The big picture: The group contains some of the most notorious names charged in the attack, including Stewart Rhodes, the founder of the far-right militia group the Oath Keepers.
- Rhodes, who was found guilty of seditious conspiracy and sentenced to 18 years in prison for his role in the deadly riot, visited the Capitol complex on Wednesday to meet with GOP lawmakers, according to multiple reports.
Catch up quick: U.S. District Judge Amit Mehta ordered Friday that Rhodes and seven of his co-defendants must get court permission to travel to Washington, D.C., or enter the U.S. Capitol.

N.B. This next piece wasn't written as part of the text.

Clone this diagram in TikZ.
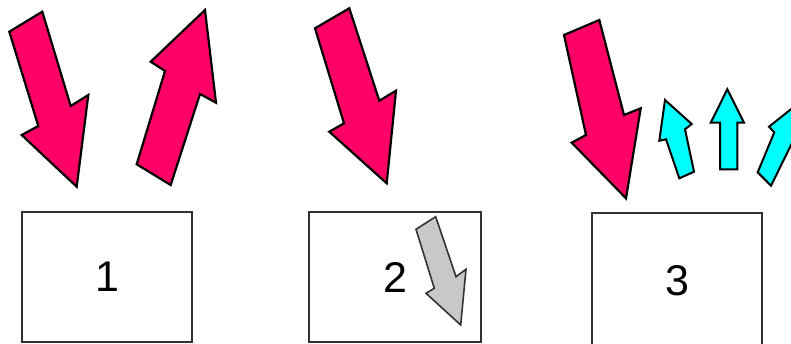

- But Edward R. Martin, the interim U.S. Attorney for D.C., argued in a court filing that Mehta couldn't modify the terms of the defendants' release because their sentences had been commuted.
Driving the news: Mehta, an Obama-appointed judge, wrote in his Monday filing that the defendants "are no longer bound by the judicially imposed conditions of supervised release."
- He walked back his Friday order, saying it would be "improper" to modify the original sentences "post-commutation," but declined to dismiss the release terms altogether.
- Instead, Mehta ordered the terms not be enforced, writing that "the unconditional quality" of Trump's proclamation "can reasonably be read to extinguish enforcement" of the supervised release terms.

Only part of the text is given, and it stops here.